While the January 2023 report led to a $153 billion loss of market value of Adani Group companies, Hindenburg said on early Tuesday that it itself made only $4.1 million from ‘one investor relationship’ and a $31,000 profit from its own shorting of Adani US bonds. That investor was Kingdon.

Since the January 2023 report, shares of Adani group companies have recovered most of the market value and are now $30 billion short of pre-Hindenburg levels, as per Bloomberg.

In a statement on Tuesday evening, Kotak Mahindra Bank denied any allegation of acting in collusion with Hindenburg or Kingdon and said that KIOF acted in full compliance with the law. It said that Kingdon never disclosed that it had Hindenburg as an investing partner.

The US short-seller said that it had received the show-cause notice by SEBI on June 27 for ‘unfair trade practices.

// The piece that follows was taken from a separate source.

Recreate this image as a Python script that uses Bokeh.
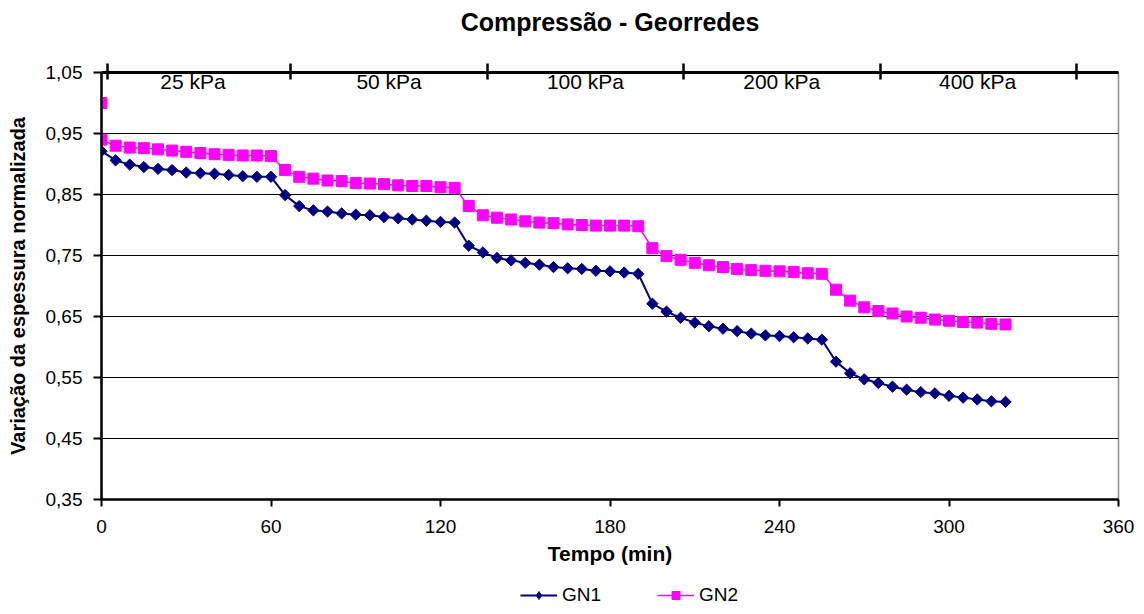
from bokeh.plotting import figure
from bokeh.layouts import column
from bokeh.models import (LinearAxis, FixedTicker, CustomJSTickFormatter, Legend,
                          LegendItem, Range1d, ColumnDataSource)
from bokeh.core.properties import value
from bokeh.embed import file_html
from bokeh.resources import INLINE
import math

FONT = "Liberation Sans"

# ---------------- data ----------------
title_text = "Compressão - Georredes"

time_gn1 = [0, 5, 10, 15, 20, 25, 30, 35, 40, 45, 50, 55, 60,
            65, 70, 75, 80, 85, 90, 95, 100, 105, 110, 115, 120, 125,
            130, 135, 140, 145, 150, 155, 160, 165, 170, 175, 180, 185, 190,
            195, 200, 205, 210, 215, 220, 225, 230, 235, 240, 245, 250, 255,
            260, 265, 270, 275, 280, 285, 290, 295, 300, 305, 310, 315, 320]
gn1 = [0.921, 0.906, 0.899, 0.895, 0.892, 0.890, 0.886, 0.885, 0.884, 0.882, 0.880, 0.879, 0.879,
       0.849, 0.831, 0.824, 0.822, 0.819, 0.817, 0.816, 0.813, 0.811, 0.809, 0.807, 0.805, 0.804,
       0.766, 0.755, 0.746, 0.742, 0.738, 0.735, 0.731, 0.729, 0.728, 0.725, 0.724, 0.722, 0.720,
       0.671, 0.658, 0.648, 0.640, 0.634, 0.630, 0.626, 0.622, 0.619, 0.618, 0.616, 0.614, 0.612,
       0.576, 0.557, 0.547, 0.541, 0.535, 0.530, 0.526, 0.524, 0.520, 0.517, 0.514, 0.511, 0.510]

time_gn2 = [0, 0, 5, 10, 15, 20, 25, 30, 35, 40, 45, 50, 55, 60,
            65, 70, 75, 80, 85, 90, 95, 100, 105, 110, 115, 120, 125,
            130, 135, 140, 145, 150, 155, 160, 165, 170, 175, 180, 185, 190,
            195, 200, 205, 210, 215, 220, 225, 230, 235, 240, 245, 250, 255,
            260, 265, 270, 275, 280, 285, 290, 295, 300, 305, 310, 315, 320]
gn2 = [1.000, 0.940, 0.930, 0.927, 0.926, 0.924, 0.922, 0.920, 0.918, 0.916, 0.915, 0.914, 0.914, 0.913,
       0.890, 0.879, 0.876, 0.873, 0.872, 0.869, 0.868, 0.867, 0.865, 0.864, 0.864, 0.862, 0.861,
       0.831, 0.816, 0.812, 0.809, 0.806, 0.804, 0.803, 0.801, 0.800, 0.799, 0.799, 0.799, 0.798,
       0.762, 0.749, 0.743, 0.738, 0.734, 0.731, 0.728, 0.726, 0.725, 0.724, 0.723, 0.721, 0.720,
       0.694, 0.676, 0.665, 0.659, 0.655, 0.650, 0.648, 0.645, 0.643, 0.641, 0.640, 0.638, 0.637]

x_ticks = [0, 60, 120, 180, 240, 300, 360]
y_ticks = [0.35, 0.45, 0.55, 0.65, 0.75, 0.85, 0.95, 1.05]

stage_labels = ["25 kPa", "50 kPa", "100 kPa", "200 kPa", "400 kPa"]
stage_bounds = [2.1, 66.9, 136.6, 206.0, 275.8, 345.1]
stage_centers = [32.4, 101.8, 171.3, 240.8, 310.1]
stage_label_y = [1.036] * len(stage_labels)

series_names = ["GN1", "GN2"]
series_colors = ["#000080", "#FF00FF"]

W = 1136

# ---------------- main figure ----------------
p = figure(width=W, height=580, output_backend="svg", toolbar_location=None,
           x_range=Range1d(0, 360), y_range=Range1d(0.35, 1.05),
           x_axis_location=None, y_axis_location=None,
           min_border_left=101, min_border_right=18, min_border_top=72, min_border_bottom=81)
p.background_fill_color = "white"
p.border_fill_color = "white"
p.outline_line_color = "#8c8c8c"
p.outline_line_width = 1.5
p.title.visible = False

# bottom axis
xaxis = LinearAxis(ticker=FixedTicker(ticks=x_ticks))
xaxis.axis_label = "Tempo (min)"
xaxis.axis_label_text_font = FONT
xaxis.axis_label_text_font_size = "21px"
xaxis.axis_label_text_font_style = "bold"
xaxis.axis_label_text_color = "black"
xaxis.axis_label_standoff = 6
xaxis.major_label_text_font = FONT
xaxis.major_label_text_font_size = "19px"
xaxis.major_label_text_color = "black"
xaxis.major_label_standoff = 13
xaxis.axis_line_width = 2.5
xaxis.axis_line_color = "black"
xaxis.major_tick_line_width = 2
xaxis.major_tick_line_color = "black"
xaxis.major_tick_in = 0
xaxis.major_tick_out = 7
xaxis.minor_tick_line_color = None
p.add_layout(xaxis, "below")

# left axis
yaxis = LinearAxis(ticker=FixedTicker(ticks=y_ticks),
                   formatter=CustomJSTickFormatter(code="return tick.toFixed(2).replace('.', ',');"))
yaxis.axis_label = "Variação da espessura normalizada"
yaxis.axis_label_text_font = FONT
yaxis.axis_label_text_font_size = "20px"
yaxis.axis_label_text_font_style = "bold"
yaxis.axis_label_text_color = "black"
yaxis.axis_label_standoff = 14
yaxis.major_label_text_font = FONT
yaxis.major_label_text_font_size = "19px"
yaxis.major_label_text_color = "black"
yaxis.major_label_standoff = 11
yaxis.axis_line_width = 2.5
yaxis.axis_line_color = "black"
yaxis.major_tick_line_width = 2
yaxis.major_tick_line_color = "black"
yaxis.major_tick_in = 0
yaxis.major_tick_out = 8
yaxis.minor_tick_line_color = None
p.add_layout(yaxis, "left")

# top (pressure stage) axis, carrying the chart title as its label
taxis = LinearAxis(ticker=FixedTicker(ticks=stage_bounds))
taxis.major_label_text_font_size = "0px"
taxis.major_label_text_alpha = 0
taxis.major_label_standoff = 0
taxis.axis_label = title_text
taxis.axis_label_text_font = FONT
taxis.axis_label_text_font_size = "25px"
taxis.axis_label_text_font_style = "bold"
taxis.axis_label_text_color = "black"
taxis.axis_label_standoff = 28
taxis.axis_line_width = 3
taxis.axis_line_color = "black"
taxis.major_tick_line_width = 2.5
taxis.major_tick_line_color = "black"
taxis.major_tick_in = 7
taxis.major_tick_out = 9
taxis.minor_tick_line_color = None
p.add_layout(taxis, "above")

# grid
p.ygrid.ticker = FixedTicker(ticks=y_ticks)
p.ygrid.grid_line_color = "black"
p.ygrid.grid_line_width = 1
p.xgrid.grid_line_color = None

# stage labels
p.text(x=stage_centers, y=stage_label_y, text=stage_labels,
       text_align="center", text_baseline="middle",
       text_font=value(FONT), text_font_size="21px", text_color="black")

# series
src1 = ColumnDataSource(dict(t=time_gn1, v=gn1))
src2 = ColumnDataSource(dict(t=time_gn2, v=gn2))

p.line("t", "v", source=src1, line_color=series_colors[0], line_width=2)
p.scatter("t", "v", source=src1, marker="square", angle=math.pi / 4, size=8,
          fill_color=series_colors[0], line_color=series_colors[0])
p.line("t", "v", source=src2, line_color=series_colors[1], line_width=1.5)
p.scatter("t", "v", source=src2, marker="square", size=11,
          fill_color=series_colors[1], line_color=series_colors[1])

# ---------------- legend strip ----------------
# the series are re-used here only as legend swatches; the y range keeps them out of view
leg = figure(width=W, height=26, output_backend="svg", toolbar_location=None,
             x_range=Range1d(0, 360), y_range=Range1d(10, 11),
             x_axis_location=None, y_axis_location=None,
             min_border=0)
leg.outline_line_color = None
leg.grid.grid_line_color = None
leg.background_fill_color = "white"
leg.border_fill_color = "white"

lg1 = leg.line("t", "v", source=src1, line_color=series_colors[0], line_width=2)
mg1 = leg.scatter("t", "v", source=src1, marker="diamond", size=14,
                  fill_color=series_colors[0], line_color=series_colors[0])
lg2 = leg.line("t", "v", source=src2, line_color=series_colors[1], line_width=1.5)
mg2 = leg.scatter("t", "v", source=src2, marker="square", size=11,
                  fill_color=series_colors[1], line_color=series_colors[1])

legend = Legend(items=[LegendItem(label=series_names[0], renderers=[lg1, mg1]),
                       LegendItem(label=series_names[1], renderers=[lg2, mg2])],
                orientation="horizontal", location=(419, 0))
legend.label_text_font = FONT
legend.label_text_font_size = "19px"
legend.label_text_color = "black"
legend.glyph_width = 37
legend.glyph_height = 20
legend.label_standoff = 5
legend.spacing = 56
legend.padding = 0
legend.margin = 0
legend.border_line_color = None
legend.background_fill_alpha = 0
leg.add_layout(legend)

layout = column(p, leg, spacing=0)
open("out.html", "w").write(file_html(layout, INLINE))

The notice charged Hindenburg of “deliberately sensationalising and distorting certain facts” in the January 2023 report

Hindenburg said while SEBI was seeking to claim jurisdiction over a US-based investor, the regulator’s notice “conspicuously failed to name the party that has an actual tie to India: Kotak Bank,” which created and oversaw the offshore fund structure used by Hindenburg’s investor partner to bet against Adani. The regulator “masked the “Kotak” name with the acronym “KMIL”,” it added.

KMIL refers to Kotak Mahindra Investments Ltd, the asset management company.

While KMIL stated that Hindenburg was “never” its client, SEBI’s show cause notice said that Hindenburg’s client Kingdon Capital Management had invested in KIOF, which created positions in Adani Enterprises Ltd prior to the report release and “a total profit of Rs 183.24 crore ($22.25 million)” thereafter.

A show-cause notice is often a precursor to formal legal action that may include imposing financial penalties and barring participation in the Indian capital market. SEBI has given Hindenburg 21 days to respond to its allegations.

In its 46-page notice, SEBI alleged a relationship between Hindenburg and Kingdon began in the autumn of 2022, months before the damning report was released. Kingdon created positions in Adani stocks to benefit from their decline when the report was released.